Some of the driving forces behind new legislation that will abolish cash bail in Illinois believe the bill could be used as a blueprint for other states looking to reform their own laws governing pretrial incarceration.
Illinois is poised to become one of the first states to eliminate cash bail in January 2023 after the state legislature passed a sweeping criminal justice reform bill earlier this month. Now proponents who pushed for that change hope the measure can be used to reform pretrial services elsewhere.
“If anybody wants a model piece of legislation, let’s make it,” state Sen. Robert Peters (D-Chicago), who sponsored the bill, said during a press call Monday with The Appeal, which conducts reporting and analysis on issues of criminal justice and policing.
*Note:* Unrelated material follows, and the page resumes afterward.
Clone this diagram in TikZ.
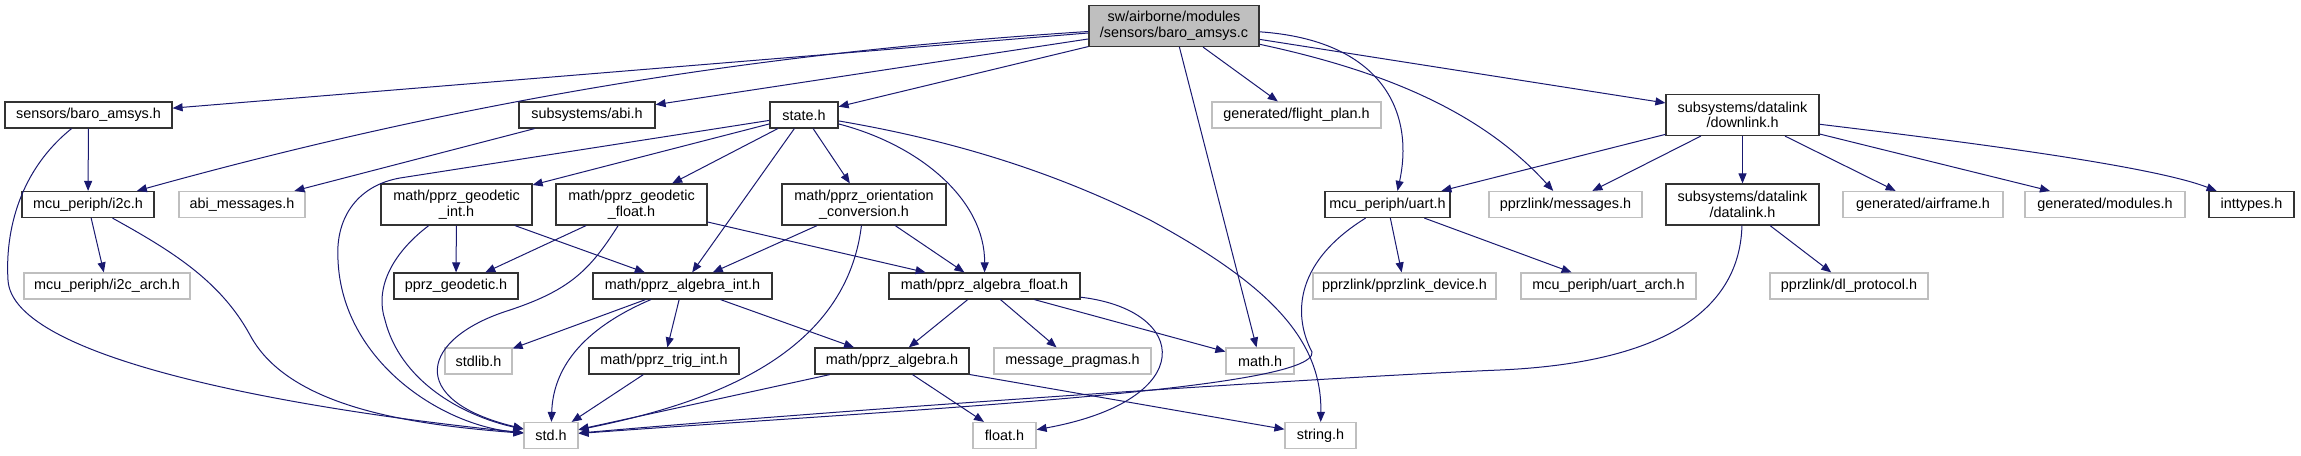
\documentclass[tikz,border=0pt]{standalone}
\usepackage{fontspec}
\setmainfont{Liberation Sans}
\usetikzlibrary{arrows.meta}
\definecolor{edgec}{HTML}{191970}
\definecolor{gborder}{HTML}{BFBFBF}
\definecolor{mainfill}{HTML}{BFBFBF}
\begin{document}
\begin{tikzpicture}[x=1pt,y=-1pt,
  box/.style={draw=black!80, line width=1.2pt, fill=white, inner sep=0pt, align=center,
    font=\fontsize{14.4}{15.5}\selectfont, minimum height=26pt},
  tall/.style={minimum height=41pt},
  gbox/.style={box, draw=gborder},
  ed/.style={draw=edgec, line width=1pt, -{Triangle[length=10pt,width=8pt]}},
]
\useasboundingbox (0,0) rectangle (2301,455);
% row 1
\node[box, tall, fill=mainfill, minimum width=170pt] (main) at (1174,26) {sw/airborne/modules\\/sensors/baro\_amsys.c};
% row 2
\node[box, minimum width=167pt] (baroh) at (88.5,115) {sensors/baro\_amsys.h};
\node[box, minimum width=136pt] (abi) at (587,115) {subsystems/abi.h};
\node[box, minimum width=68pt] (state) at (804,115) {state.h};
\node[gbox, minimum width=169pt] (fp) at (1296.5,115) {generated/flight\_plan.h};
\node[box, tall, minimum width=153pt] (downlink) at (1742.5,115) {subsystems/datalink\\/downlink.h};
% row 3
\node[box, minimum width=132pt] (i2c) at (88,204.5) {mcu\_periph/i2c.h};
\node[gbox, minimum width=126pt] (abimsg) at (242,204.5) {abi\_messages.h};
\node[box, tall, minimum width=151pt] (geoint) at (456.5,204.5) {math/pprz\_geodetic\\\_int.h};
\node[box, tall, minimum width=151pt] (geofloat) at (631.5,204.5) {math/pprz\_geodetic\\\_float.h};
\node[box, tall, minimum width=164pt] (orient) at (864,204.5) {math/pprz\_orientation\\\_conversion.h};
\node[box, minimum width=125pt] (uart) at (1387.5,204.5) {mcu\_periph/uart.h};
\node[gbox, minimum width=153pt] (msgs) at (1565.5,204.5) {pprzlink/messages.h};
\node[box, tall, minimum width=153pt] (datalink) at (1742.5,204.5) {subsystems/datalink\\/datalink.h};
\node[gbox, minimum width=160pt] (airframe) at (1923,204.5) {generated/airframe.h};
\node[gbox, minimum width=160pt] (modules) at (2105,204.5) {generated/modules.h};
\node[box, minimum width=85pt] (inttypes) at (2251.5,204.5) {inttypes.h};
% row 4
\node[gbox, minimum width=166pt] (i2carch) at (107,286) {mcu\_periph/i2c\_arch.h};
\node[box, minimum width=124pt] (geodetic) at (456,286) {pprz\_geodetic.h};
\node[box, minimum width=179pt] (algint) at (682.5,286) {math/pprz\_algebra\_int.h};
\node[box, minimum width=191pt] (algfloat) at (984.5,286) {math/pprz\_algebra\_float.h};
\node[gbox, minimum width=183pt] (device) at (1404.5,286) {pprzlink/pprzlink\_device.h};
\node[gbox, minimum width=175pt] (uartarch) at (1608.5,286) {mcu\_periph/uart\_arch.h};
\node[gbox, minimum width=158pt] (dlproto) at (1849,286) {pprzlink/dl\_protocol.h};
% row 5
\node[gbox, minimum width=67pt] (stdlib) at (478.5,361) {stdlib.h};
\node[box, minimum width=150pt] (trig) at (664,361) {math/pprz\_trig\_int.h};
\node[box, minimum width=154pt] (alg) at (892,361) {math/pprz\_algebra.h};
\node[gbox, minimum width=157pt] (pragmas) at (1072.5,361) {message\_pragmas.h};
\node[gbox, minimum width=68pt] (math) at (1260,361) {math.h};
% row 6
\node[gbox, minimum width=54pt] (std) at (551,435.5) {std.h};
\node[gbox, minimum width=63pt] (float) at (1004.5,435.5) {float.h};
\node[gbox, minimum width=71pt] (string) at (1320.5,435.5) {string.h};

% edges from main
\draw[ed] (main) -- (baroh);
\draw[ed] (main) .. controls (800,50) and (500,90) .. (i2c);
\draw[ed] (main) -- (abi);
\draw[ed] (main) -- (state);
\draw[ed] (main) -- (math);
\draw[ed] (main) -- (fp);
\draw[ed] (main) .. controls (1380,40) and (1415,110) .. ([xshift=10pt]uart.north);
\draw[ed] (main) .. controls (1380,70) and (1480,110) .. (msgs);
\draw[ed] (main) -- (downlink);
% baro_amsys.h
\draw[ed] (baroh) -- (i2c);
\draw[ed] (baroh) .. controls (20,170) and (5,230) .. (8,280) .. controls (12,360) and (300,410) .. (std);
% abi
\draw[ed] (abi) -- (abimsg);
% i2c
\draw[ed] (i2c) -- (i2carch);
\draw[ed] (i2c) .. controls (170,250) and (220,280) .. (250,335) .. controls (290,410) and (420,425) .. (std);
% state
\draw[ed] (state) -- (400,178) .. controls (360,185) and (335,215) .. (338,260) .. controls (342,360) and (440,425) .. (std);
\draw[ed] (state) -- (geoint);
\draw[ed] (state) -- (geofloat);
\draw[ed] (state) -- (algint);
\draw[ed] (state) -- (orient);
\draw[ed] (state) .. controls (920,145) and (985,200) .. (algfloat);
\draw[ed] (state) .. controls (950,140) and (1050,170) .. (1150,220) .. controls (1270,285) and (1322,340) .. (string);
% geodetic int
\draw[ed] (geoint) -- (geodetic);
\draw[ed] (geoint) -- (algint);
\draw[ed] (geoint) .. controls (390,255) and (375,290) .. (385,320) .. controls (400,380) and (460,415) .. (std);
% geodetic float
\draw[ed] (geofloat) -- (geodetic);
\draw[ed] (geofloat) -- (algfloat);
\draw[ed] (geofloat) .. controls (590,270) and (570,290) .. (510,310) .. controls (420,338) and (405,400) .. (std);
% orientation
\draw[ed] (orient) -- (algint);
\draw[ed] (orient) -- (algfloat);
\draw[ed] (orient) .. controls (845,360) and (700,405) .. (std);
% algebra int
\draw[ed] (algint) -- (stdlib);
\draw[ed] (algint) -- (trig);
\draw[ed] (algint) -- (alg);
\draw[ed] (algint) .. controls (580,330) and (553,370) .. (std);
% trig
\draw[ed] (trig) -- (std);
% algebra
\draw[ed] (alg) -- (std);
\draw[ed] (alg) -- (float);
\draw[ed] (alg) -- (string);
% algebra float
\draw[ed] (algfloat) -- (alg);
\draw[ed] (algfloat) -- (pragmas);
\draw[ed] (algfloat) -- (math);
\draw[ed] (algfloat) .. controls (1190,310) and (1200,400) .. (float);
% uart
\draw[ed] (uart) -- (device);
\draw[ed] (uart) -- (uartarch);
\draw[ed] (uart) .. controls (1290,265) and (1295,320) .. (1312,352) .. controls (1318,390) and (900,410) .. (std);
% datalink
\draw[ed] (datalink) -- (dlproto);
\draw[ed] (datalink) .. controls (1740,300) and (1680,362) .. (1500,370) .. controls (1350,376) and (900,405) .. (std);
% downlink
\draw[ed] (downlink) -- (uart);
\draw[ed] (downlink) -- (msgs);
\draw[ed] (downlink) -- (datalink);
\draw[ed] (downlink) -- (airframe);
\draw[ed] (downlink) -- (modules);
\draw[ed] (downlink) .. controls (1950,140) and (2150,165) .. (inttypes);
\end{tikzpicture}
\end{document}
“We cannot cede who’s allowed to define public safety for us,” he added. “For too long, we’ve allowed law enforcement to tell us what it means to have a safe community, even though many of them don’t live in our community to begin with. So I think the first part about trying to pass transformative pieces of legislation like this is that organizations, legislators and folks who are working on policy understand it is on us to find the safety that we need in our community.”
Peters noted he’s already spoken to a state legislator from Pennsylvania about adopting a similar measure there.
The massive bill includes several other criminal justice reforms, including allowing for anonymous complaints to be made against police officers and requiring law enforcement across Illinois to be licensed by the state and outfitted with body cameras.
If signed by Gov. J.B. Pritzker, the bill would allow defendants in criminal cases to be detained pretrial only if they are deemed a flight risk or a risk to the community; they would no longer be required to pay a certain amount of money to be released from jail.
The push to end cash bail has gone on for years, led in part by groups like the Chicago Community Bond Fund and the Illinois Justice Project.
Sharlyn Grace, the executive director of Chicago Community Bond Fund, said the way pretrial incarceration has worked in Illinois and across the country has been in most cases “blatantly unconstitutional.”
“The presumption of non-monetary release is supposed to be the case,” she said. “It’s supposed to be the case that it’s very hard for the government to take away our freedom when we haven’t been convicted of anything and to jail us. Reality is, it’s been very easy. That is changing around the country.”
Cook County State’s Attorney Kim Foxx applauded the bill’s passage, saying defendants will no longer be punished simply for being poor. But many of her colleagues across the state struck a different tone.
The Illinois State’s Attorneys Association criticized the legislation, as did law enforcement organizations like the Fraternal Order of Police Lodge 7 — which represents rank-and-file officers with the Chicago Police Department — and the Illinois Law Enforcement Coalition.
They said the legislation will make Illinois “less safe” as it “ties hands of police officers while pursuing suspects and making arrests, and allows criminals to run free while out on bail.”
State Rep. Justin Slaughter (D-Chicago) noted that opposition and said he and other legislators will continue collaborating with law enforcement and state’s attorneys in order to address their concerns and issues with the bill in the coming years.
“What we’ll be doing is engaging them,” he said, “continuing to engage them in discussion as we come up with an effective, efficient system moving forward.”